## THE PROBLEM
Gather all lines with the word "this" in them.

** start of DATA TO USE **

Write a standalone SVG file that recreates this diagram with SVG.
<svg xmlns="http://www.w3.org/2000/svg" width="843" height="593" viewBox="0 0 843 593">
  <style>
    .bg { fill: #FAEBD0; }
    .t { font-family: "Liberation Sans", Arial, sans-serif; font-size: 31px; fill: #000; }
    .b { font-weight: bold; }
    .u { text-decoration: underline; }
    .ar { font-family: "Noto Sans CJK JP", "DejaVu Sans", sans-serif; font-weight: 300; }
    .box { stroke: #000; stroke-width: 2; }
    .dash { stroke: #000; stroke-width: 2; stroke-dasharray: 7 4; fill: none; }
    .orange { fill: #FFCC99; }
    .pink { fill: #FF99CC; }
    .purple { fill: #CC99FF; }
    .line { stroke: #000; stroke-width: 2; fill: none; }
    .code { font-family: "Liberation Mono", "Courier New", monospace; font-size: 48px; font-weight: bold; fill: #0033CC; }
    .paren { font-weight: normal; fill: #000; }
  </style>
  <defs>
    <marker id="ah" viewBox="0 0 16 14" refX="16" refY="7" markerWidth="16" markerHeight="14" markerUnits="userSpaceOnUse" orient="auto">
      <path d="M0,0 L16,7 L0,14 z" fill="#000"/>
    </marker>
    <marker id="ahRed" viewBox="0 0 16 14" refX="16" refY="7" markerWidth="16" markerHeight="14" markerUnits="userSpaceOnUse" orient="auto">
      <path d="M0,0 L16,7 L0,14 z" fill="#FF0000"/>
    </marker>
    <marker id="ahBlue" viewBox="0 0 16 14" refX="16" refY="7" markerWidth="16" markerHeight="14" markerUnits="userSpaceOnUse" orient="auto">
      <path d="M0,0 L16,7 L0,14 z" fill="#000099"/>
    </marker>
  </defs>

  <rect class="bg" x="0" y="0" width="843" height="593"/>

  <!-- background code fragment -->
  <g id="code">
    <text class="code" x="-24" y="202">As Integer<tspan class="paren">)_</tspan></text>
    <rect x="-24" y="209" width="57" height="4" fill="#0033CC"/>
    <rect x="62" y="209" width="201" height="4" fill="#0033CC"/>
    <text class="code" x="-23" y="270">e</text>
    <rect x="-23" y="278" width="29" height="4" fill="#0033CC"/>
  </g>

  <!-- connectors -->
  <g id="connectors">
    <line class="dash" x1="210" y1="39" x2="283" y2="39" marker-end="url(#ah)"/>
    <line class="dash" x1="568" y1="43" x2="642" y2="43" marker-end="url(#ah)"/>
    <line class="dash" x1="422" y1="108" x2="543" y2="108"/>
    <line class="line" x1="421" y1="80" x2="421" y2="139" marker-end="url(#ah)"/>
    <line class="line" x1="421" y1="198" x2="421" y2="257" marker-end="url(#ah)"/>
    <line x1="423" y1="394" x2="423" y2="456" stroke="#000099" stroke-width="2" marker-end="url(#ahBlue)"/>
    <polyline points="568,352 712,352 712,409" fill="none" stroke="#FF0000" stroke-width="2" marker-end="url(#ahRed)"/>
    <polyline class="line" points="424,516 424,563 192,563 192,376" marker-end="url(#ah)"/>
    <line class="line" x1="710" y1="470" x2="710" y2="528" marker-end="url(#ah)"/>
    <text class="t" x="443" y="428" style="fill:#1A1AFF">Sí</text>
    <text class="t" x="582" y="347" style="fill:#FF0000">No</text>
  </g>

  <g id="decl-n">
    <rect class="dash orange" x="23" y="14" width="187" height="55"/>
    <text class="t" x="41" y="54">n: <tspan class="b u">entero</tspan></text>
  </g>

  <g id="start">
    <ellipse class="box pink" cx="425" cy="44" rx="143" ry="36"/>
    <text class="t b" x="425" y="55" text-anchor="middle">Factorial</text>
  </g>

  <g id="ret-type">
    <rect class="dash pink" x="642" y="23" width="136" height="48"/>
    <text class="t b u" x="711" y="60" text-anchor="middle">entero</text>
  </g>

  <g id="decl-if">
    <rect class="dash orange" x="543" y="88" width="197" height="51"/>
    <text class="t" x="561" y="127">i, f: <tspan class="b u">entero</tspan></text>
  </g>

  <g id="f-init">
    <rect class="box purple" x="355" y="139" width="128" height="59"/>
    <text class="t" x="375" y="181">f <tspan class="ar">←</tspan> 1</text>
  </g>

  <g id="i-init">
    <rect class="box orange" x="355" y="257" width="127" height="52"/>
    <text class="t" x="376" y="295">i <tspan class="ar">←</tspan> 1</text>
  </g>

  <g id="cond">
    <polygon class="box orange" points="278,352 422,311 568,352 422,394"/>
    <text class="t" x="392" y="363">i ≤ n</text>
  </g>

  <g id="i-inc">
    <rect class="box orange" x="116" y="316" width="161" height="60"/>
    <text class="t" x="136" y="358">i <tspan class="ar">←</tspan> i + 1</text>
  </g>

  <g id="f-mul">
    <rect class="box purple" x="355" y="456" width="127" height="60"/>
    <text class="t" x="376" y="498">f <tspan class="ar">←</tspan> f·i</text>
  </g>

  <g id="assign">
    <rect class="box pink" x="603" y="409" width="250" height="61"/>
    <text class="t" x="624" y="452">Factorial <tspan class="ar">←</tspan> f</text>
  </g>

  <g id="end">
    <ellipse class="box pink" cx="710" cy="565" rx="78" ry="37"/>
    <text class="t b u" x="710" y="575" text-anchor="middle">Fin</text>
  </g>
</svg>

** end of DATA TO USE **
** start of DATA TO USE **

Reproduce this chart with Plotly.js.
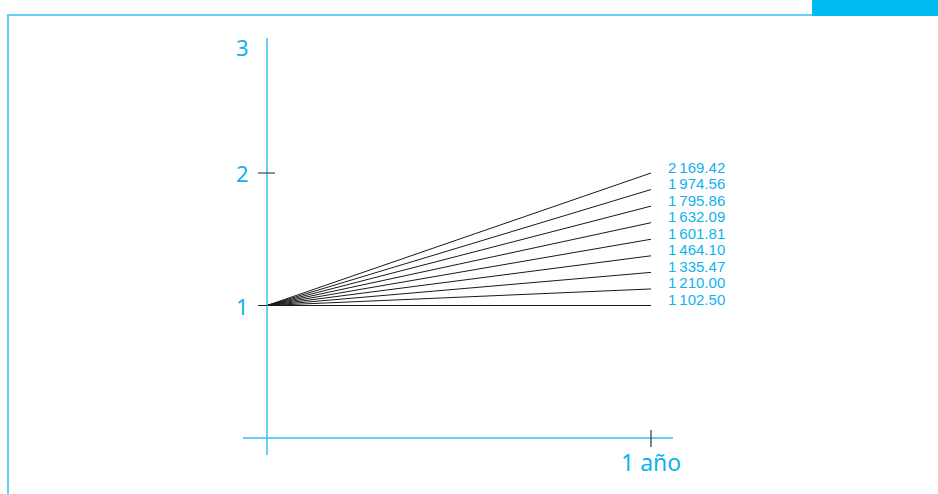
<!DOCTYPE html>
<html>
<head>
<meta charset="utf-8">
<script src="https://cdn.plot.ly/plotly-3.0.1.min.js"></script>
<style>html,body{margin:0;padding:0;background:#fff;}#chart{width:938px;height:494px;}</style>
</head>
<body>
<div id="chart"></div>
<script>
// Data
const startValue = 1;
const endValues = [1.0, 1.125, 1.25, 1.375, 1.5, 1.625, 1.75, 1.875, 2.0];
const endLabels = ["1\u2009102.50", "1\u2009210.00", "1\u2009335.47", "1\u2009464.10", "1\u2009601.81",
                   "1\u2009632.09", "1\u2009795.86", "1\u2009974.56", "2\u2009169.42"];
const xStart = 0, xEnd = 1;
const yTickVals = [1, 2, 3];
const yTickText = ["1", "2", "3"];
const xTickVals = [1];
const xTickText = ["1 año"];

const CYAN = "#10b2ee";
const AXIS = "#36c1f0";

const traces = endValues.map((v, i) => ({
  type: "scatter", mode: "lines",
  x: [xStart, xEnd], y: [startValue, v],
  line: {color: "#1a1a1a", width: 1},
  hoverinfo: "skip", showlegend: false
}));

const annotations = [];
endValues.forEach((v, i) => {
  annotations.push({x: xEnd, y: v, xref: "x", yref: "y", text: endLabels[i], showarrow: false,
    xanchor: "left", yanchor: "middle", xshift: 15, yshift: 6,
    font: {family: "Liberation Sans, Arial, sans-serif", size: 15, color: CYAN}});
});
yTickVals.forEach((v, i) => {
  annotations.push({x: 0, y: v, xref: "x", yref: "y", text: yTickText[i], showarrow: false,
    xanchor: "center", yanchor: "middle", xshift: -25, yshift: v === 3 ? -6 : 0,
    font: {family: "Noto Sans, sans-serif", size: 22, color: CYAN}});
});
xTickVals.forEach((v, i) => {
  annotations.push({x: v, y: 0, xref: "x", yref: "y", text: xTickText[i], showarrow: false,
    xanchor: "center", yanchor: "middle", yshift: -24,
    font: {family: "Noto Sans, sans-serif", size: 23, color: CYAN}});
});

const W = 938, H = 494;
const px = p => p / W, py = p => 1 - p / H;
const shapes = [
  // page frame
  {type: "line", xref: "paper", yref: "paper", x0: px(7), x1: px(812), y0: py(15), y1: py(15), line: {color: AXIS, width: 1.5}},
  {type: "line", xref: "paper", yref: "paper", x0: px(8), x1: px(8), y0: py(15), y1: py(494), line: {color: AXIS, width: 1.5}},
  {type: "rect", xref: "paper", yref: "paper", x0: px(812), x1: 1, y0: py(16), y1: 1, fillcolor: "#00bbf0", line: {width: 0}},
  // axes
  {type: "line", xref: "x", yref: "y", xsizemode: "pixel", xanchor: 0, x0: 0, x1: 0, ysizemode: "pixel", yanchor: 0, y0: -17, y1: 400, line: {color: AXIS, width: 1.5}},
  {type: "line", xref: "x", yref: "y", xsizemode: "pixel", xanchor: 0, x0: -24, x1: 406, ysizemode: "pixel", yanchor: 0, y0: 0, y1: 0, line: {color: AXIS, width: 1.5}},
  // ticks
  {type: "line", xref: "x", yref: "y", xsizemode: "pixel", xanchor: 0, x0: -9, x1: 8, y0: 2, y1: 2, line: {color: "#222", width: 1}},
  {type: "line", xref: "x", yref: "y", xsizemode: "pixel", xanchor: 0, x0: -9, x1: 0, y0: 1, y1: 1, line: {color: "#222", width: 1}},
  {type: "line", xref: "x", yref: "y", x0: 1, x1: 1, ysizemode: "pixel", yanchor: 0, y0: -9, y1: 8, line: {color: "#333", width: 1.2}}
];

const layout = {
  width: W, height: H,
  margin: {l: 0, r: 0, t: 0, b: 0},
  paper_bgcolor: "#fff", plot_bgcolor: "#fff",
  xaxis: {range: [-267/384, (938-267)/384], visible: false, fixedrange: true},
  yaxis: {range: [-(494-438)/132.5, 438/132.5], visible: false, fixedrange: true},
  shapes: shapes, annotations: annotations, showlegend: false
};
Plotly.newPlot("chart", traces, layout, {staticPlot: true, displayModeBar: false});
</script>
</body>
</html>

** end of DATA TO USE **
** start of DATA TO USE **

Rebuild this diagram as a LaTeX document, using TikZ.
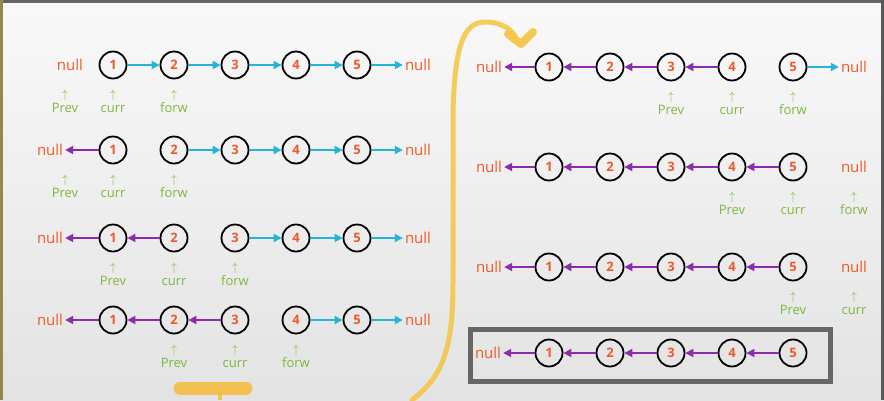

** end of DATA TO USE **

## RESULT BELOW
Write a standalone SVG file that recreates this diagram with SVG.
Reproduce this chart with Plotly.js.
Rebuild this diagram as a LaTeX document, using TikZ.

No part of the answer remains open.